1. Cash Credit (CC): A revolving credit facility allowing businesses to borrow funds up to a pre-approved limit to manage cash flow.
2. Overdraft (OD): Flexible borrowing that enables businesses to withdraw more than their account balance.
3. Letter of Credit (LC): A guarantee provided by banks to facilitate business transactions, especially in international trade.
4. Invoice Discounting: Quick access to cash by selling unpaid invoices at a discount to a lender.
Project Finance is used to fund large-scale infrastructure and industrial projects. The repayment is structured based on the project's revenue generation.

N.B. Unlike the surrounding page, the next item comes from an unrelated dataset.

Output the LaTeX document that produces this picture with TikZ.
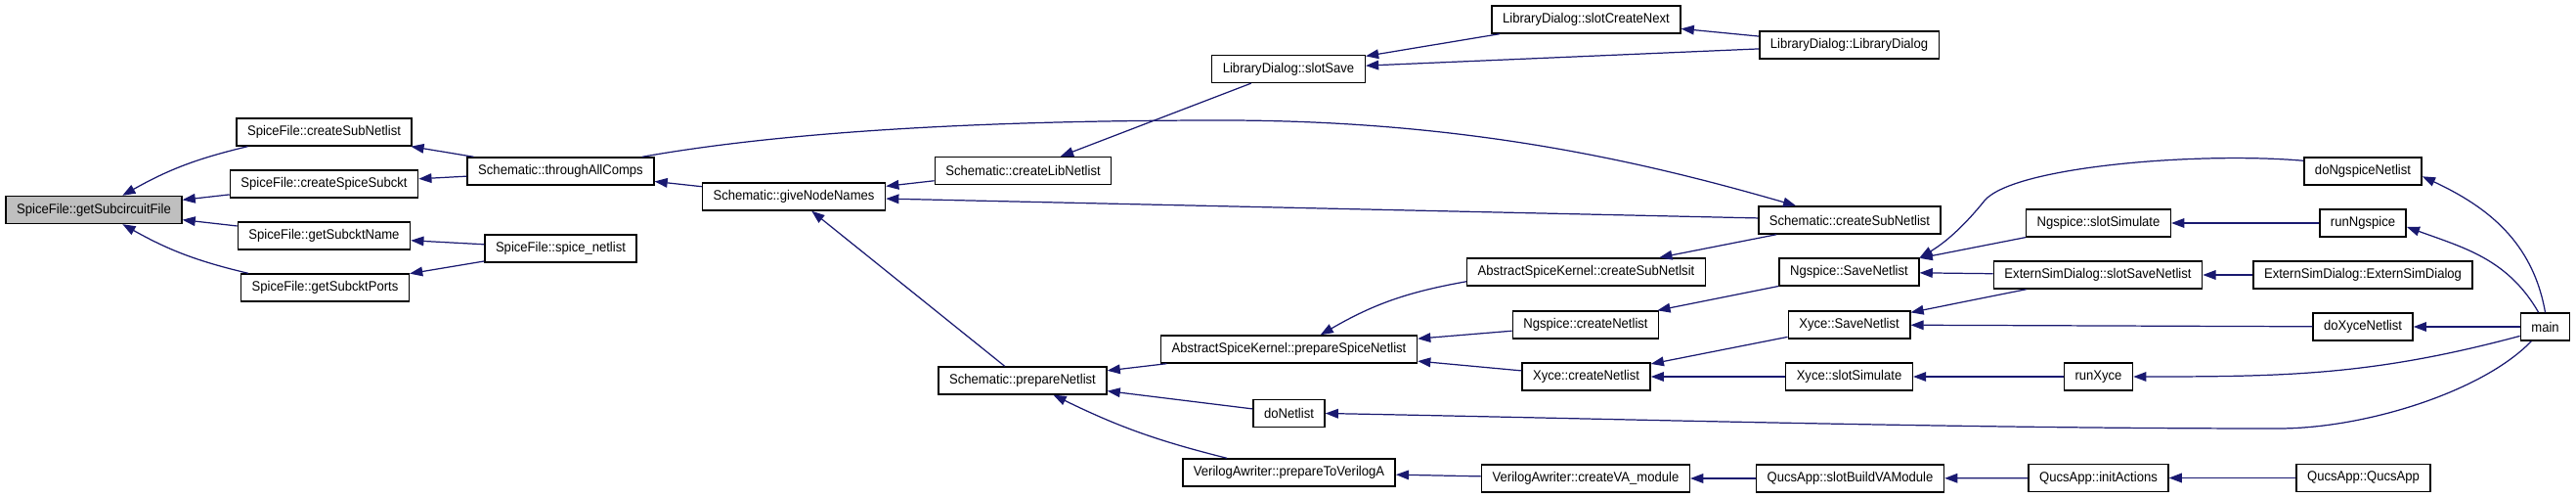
\documentclass[tikz,border=0pt]{standalone}
\usepackage{fontspec}
\setmainfont{Liberation Sans}[FakeStretch=0.93]
\usepackage{tikz}
\usetikzlibrary{arrows.meta}
\usepackage{xcolor}
\definecolor{edgeblue}{HTML}{191970}

\begin{document}
\begin{tikzpicture}[
  x=0.02cm, y=-0.02cm,
  fn/.style={rectangle, draw=black, line width=0.8pt, fill=white,
             minimum height=0.56cm, inner xsep=6.3pt, inner ysep=0pt,
             font=\fontsize{8pt}{9.5pt}\selectfont},
  call/.style={-{Triangle[length=7.5pt, width=5.5pt]}, draw=edgeblue,
               fill=none, line width=0.7pt}
]
\useasboundingbox (0,0) rectangle (2635,509);

\node[fn, fill=black!25] (subFile) at (96,214.5) {SpiceFile::getSubcircuitFile};

\node[fn] (sfCreateSub) at (331.5,135) {SpiceFile::createSubNetlist};
\node[fn] (sfSpiceSub) at (331.5,188) {SpiceFile::createSpiceSubckt};
\node[fn] (sfSubName) at (331.5,241) {SpiceFile::getSubcktName};
\node[fn] (sfSubPorts) at (332.5,294) {SpiceFile::getSubcktPorts};

\node[fn] (allComps) at (573.5,175) {Schematic::throughAllComps};
\node[fn] (spiceNetlist) at (573.5,254) {SpiceFile::spice\_netlist};

\node[fn] (nodeNames) at (812,201) {Schematic::giveNodeNames};

\node[fn] (libNetlist) at (1046.5,174.5) {Schematic::createLibNetlist};
\node[fn] (prepNetlist) at (1046,389) {Schematic::prepareNetlist};

\node[fn] (slotSave) at (1318,70.5) {LibraryDialog::slotSave};
\node[fn] (prepSpice) at (1318.5,357) {AbstractSpiceKernel::prepareSpiceNetlist};
\node[fn] (doNetlist) at (1318.5,422.5) {doNetlist};
\node[fn] (prepVA) at (1318.5,483) {VerilogAwriter::prepareToVerilogA};

\node[fn] (slotCreateNext) at (1622.5,20) {LibraryDialog::slotCreateNext};
\node[fn] (kernelSub) at (1622.5,278) {AbstractSpiceKernel::createSubNetlsit};
\node[fn] (ngCreate) at (1622,332) {Ngspice::createNetlist};
\node[fn] (xyCreate) at (1622.5,385) {Xyce::createNetlist};
\node[fn] (createVA) at (1622,489) {VerilogAwriter::createVA\_module};

\node[fn] (libDialog) at (1891.5,46) {LibraryDialog::LibraryDialog};
\node[fn] (schSub) at (1892,225) {Schematic::createSubNetlist};
\node[fn] (ngSave) at (1891.5,278) {Ngspice::SaveNetlist};
\node[fn] (xySave) at (1891.5,332) {Xyce::SaveNetlist};
\node[fn] (xySim) at (1891.5,385) {Xyce::slotSimulate};
\node[fn] (buildVA) at (1892.5,489) {QucsApp::slotBuildVAModule};

\node[fn] (ngSim) at (2146.5,228) {Ngspice::slotSimulate};
\node[fn] (extSave) at (2146,281) {ExternSimDialog::slotSaveNetlist};
\node[fn] (runXyce) at (2146.5,385) {runXyce};
\node[fn] (initActions) at (2146.5,488.5) {QucsApp::initActions};

\node[fn] (doNgspice) at (2417,175) {doNgspiceNetlist};
\node[fn] (runNgspice) at (2417,228) {runNgspice};
\node[fn] (extDialog) at (2417,281) {ExternSimDialog::ExternSimDialog};
\node[fn] (doXyce) at (2417,334) {doXyceNetlist};
\node[fn] (qucsApp) at (2417.5,488.5) {QucsApp::QucsApp};

\node[fn] (main) at (2603.5,334) {main};

\draw[call] (sfCreateSub) to[bend right=8] (subFile);
\draw[call] (sfSpiceSub) -- (subFile);
\draw[call] (sfSubName) -- (subFile);
\draw[call] (sfSubPorts) to[bend left=8] (subFile);
\draw[call] (allComps) -- (sfCreateSub);
\draw[call] (allComps) -- (sfSpiceSub);
\draw[call] (spiceNetlist) -- (sfSubName);
\draw[call] (spiceNetlist) -- (sfSubPorts);

\draw[call] (nodeNames) -- (allComps);
\draw[call] (allComps.10) .. controls (800,135) and (1000,123) .. (1250,123)
  .. controls (1500,123) and (1680,165) .. (schSub.165);
\draw[call] (libNetlist) -- (nodeNames);
\draw[call] (schSub) -- (nodeNames);
\draw[call] (prepNetlist) -- (nodeNames);

\draw[call] (slotSave) -- (libNetlist);
\draw[call] (slotCreateNext) -- (slotSave);
\draw[call] (libDialog) -- (slotSave);
\draw[call] (libDialog) -- (slotCreateNext);

\draw[call] (prepSpice) -- (prepNetlist);
\draw[call] (doNetlist) -- (prepNetlist);
\draw[call] (prepVA) to[bend left=6] (prepNetlist);
\draw[call] (kernelSub) to[bend right=10] (prepSpice);
\draw[call] (ngCreate) -- (prepSpice);
\draw[call] (xyCreate) -- (prepSpice);
\draw[call] (schSub) -- (kernelSub);
\draw[call] (ngSave) -- (ngCreate);
\draw[call] (xySave) -- (xyCreate);
\draw[call] (xySim) -- (xyCreate);

\draw[call] (doNgspice.170) .. controls (2250,155) and (2060,170) .. (2030,205)
  .. controls (2010,230) and (1990,248) .. (ngSave.north east);
\draw[call] (ngSim) -- (ngSave);
\draw[call] (extSave) -- (ngSave);
\draw[call] (extSave) -- (xySave);
\draw[call] (doXyce) -- (xySave);
\draw[call] (runXyce) -- (xySim);
\draw[call] (runNgspice) -- (ngSim);
\draw[call] (extDialog) -- (extSave);

\draw[call] (createVA) -- (prepVA);
\draw[call] (buildVA) -- (createVA);
\draw[call] (initActions) -- (buildVA);
\draw[call] (qucsApp) -- (initActions);

\draw[call] (main.226) .. controls (2540,400) and (2420,438) .. (2330,438)
  .. controls (2000,438) and (1650,428) .. (doNetlist.east);
\draw[call] (main.north) to[out=100, in=-25] (doNgspice.-5);
\draw[call] (main.115) to[out=120, in=-20] (runNgspice.-5);
\draw[call] (main) -- (doXyce);
\draw[call] (main.200) to[out=195, in=0] (runXyce.east);

\end{tikzpicture}
\end{document}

1. Greenfield Project Finance: Funding for new projects that are built from scratch.
2. Brownfield Project Finance: Investment in existing projects that require expansion, modernization, or restructuring.
3. Public-Private Partnership (PPP): Collaborative projects between the government and private sector for infrastructure development.
4. Build-Operate-Transfer (BOT): Private sector builds and operates the project for a specific period before transferring ownership to the government.
M&A services help businesses grow, consolidate, and optimize their market presence through strategic partnerships, buyouts, and restructurings.
1. Mergers: Two companies combine to create a single entity, increasing market share and operational efficiency.
2. Acquisitions: One company purchases another, gaining control over its assets, operations, and market presence.
3. Leveraged Buyouts (LBO): Acquisitions where the buying company funds the purchase using borrowed capital.
4. Joint Ventures: Two businesses collaborate to achieve shared objectives while remaining independent entities.
Structured Finance offers customized financing solutions for businesses that need large-scale funding beyond traditional lending models.
1. Securitization: Pooling financial assets (like loans or receivables) and converting them into tradeable securities.
2. Mezzanine Financing: A hybrid of debt and equity financing, often used for expansion or acquisitions.
3. Asset-Backed Lending: Loans secured against assets such as real estate, inventory, or receivables.
4. Syndicated Loans: A single loan provided by multiple lenders to fund large projects.